Possible new tax tier questioned
Casper – Wyoming’s agricultural lobbyists are calling into question a joint resolution that could result in a fourth tax tier and end the tie between agricultural and residential assessments.
HJ3 would bring a ballot initiative before the voters allowing them to determine whether or not to create a fourth tax tier specifically for residential property. It’s part of a larger effort to bring property tax relief to some Wyomingites. As of Feb. 20 the bill had earned the necessary vote for introduction, met approval in the Senate Appropriations and Revenue committees and been placed on General File in the House.
“Under the current three tier system,” says Rocky Mountain Farmers Union’s Scott Zimmerman, “all other property real and personal, which includes residential, commercial and agricultural are in the third tier. By separating any into a new tier, it would allow for mischief.” For agriculture, he says an opportunity for significant tax increases does exist if another tier is created.
As it currently stands, agricultural property has a taxable value at the same rate as residential because of their existence in the same tier. If voters approved creation of a fourth tier, separate residential property would have a taxable value rate different than that charged on commercial and agricultural property.
“It makes agricultural and commercial property a low hanging branch,” says Wyoming Farm Bureau Executive Vice President Ken Hamilton. “They can raise taxes on those entities and keep it lower for residential.”
“One of the reasons we’ve tried to keep ourselves hooked to residential is there’s probably not a great rush to increase property taxes on residential,” says Wyoming Wool Growers Executive Vice President Bryce Reece. “As long as we’re tied to residential we have some protection.”
According to Wyoming Stock Growers Association Executive Vice President Jim Magagna, “That was a long, hard-fought battle to keep those together.

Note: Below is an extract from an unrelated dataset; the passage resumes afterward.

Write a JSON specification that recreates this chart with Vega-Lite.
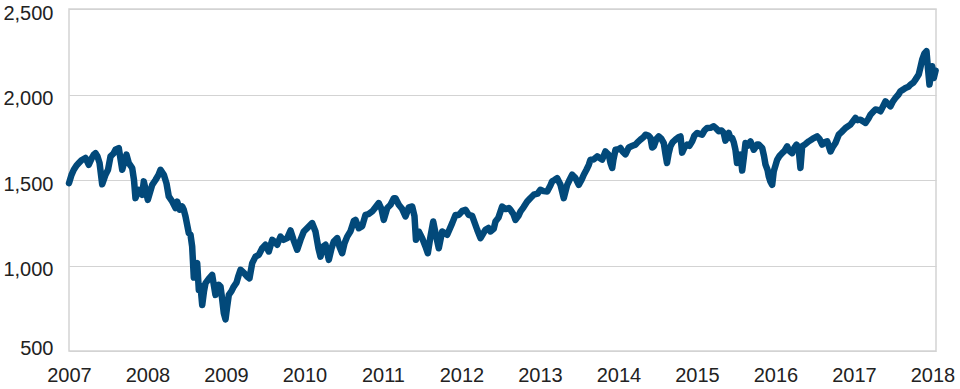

Ag’s belief is that by being tied to residential that in order to raise taxes the legislature would have to deal with residents, the people who own homes and make up the vast majority.”
The agricultural lobbyists are quick to admit there are individuals in need of tax relief, but they find the legislative approaches more appealing than amending the Wyoming Constitution. If the issue does make it to the ballot it will be a tough sell for those who oppose the measure, as voters would essentially be asked to vote against the opportunity to see decreased property taxes.
“There are ways to go about getting tax relief to the people who need it,” says Zimmerman, “but I’m leery of opening the Constitution for the express purpose of getting them relief.” Existing programs, like the Homeowner’s Tax Credit being renewed via HB92, is one such option he notes. “They’re broadening the opportunity in that,” says Zimmerman, who also notes a veteran’s tax credit. “Until these changes are put into effect we don’t know if there are individuals who aren’t being helped.”
SF79 carried by Senator Charlie Scott (R-Casper) would leave the tier system alone, but cut the assessment rate across the board. As it stands, the legislation calls for a reduction from 9.5 percent to 7.5 percent on residential and agricultural property. Industrial property would be taxed at 10.5 percent. Wyoming’s Constitution doesn’t allow for more than a four percent margin between industrial and residential. The bill is on General File in the Senate.
“Both from an agricultural and a public policy standpoint,” says Hamilton of creating a new tier, “this isn’t good tax policy.” When the subject was reviewed in 1988 he says the Legislature was told about other states with around 20 tiers. “Any time you change tax policy where you set up the situation to have classes and sub-classes you’re starting toward the path of poor public policy in my opinion.”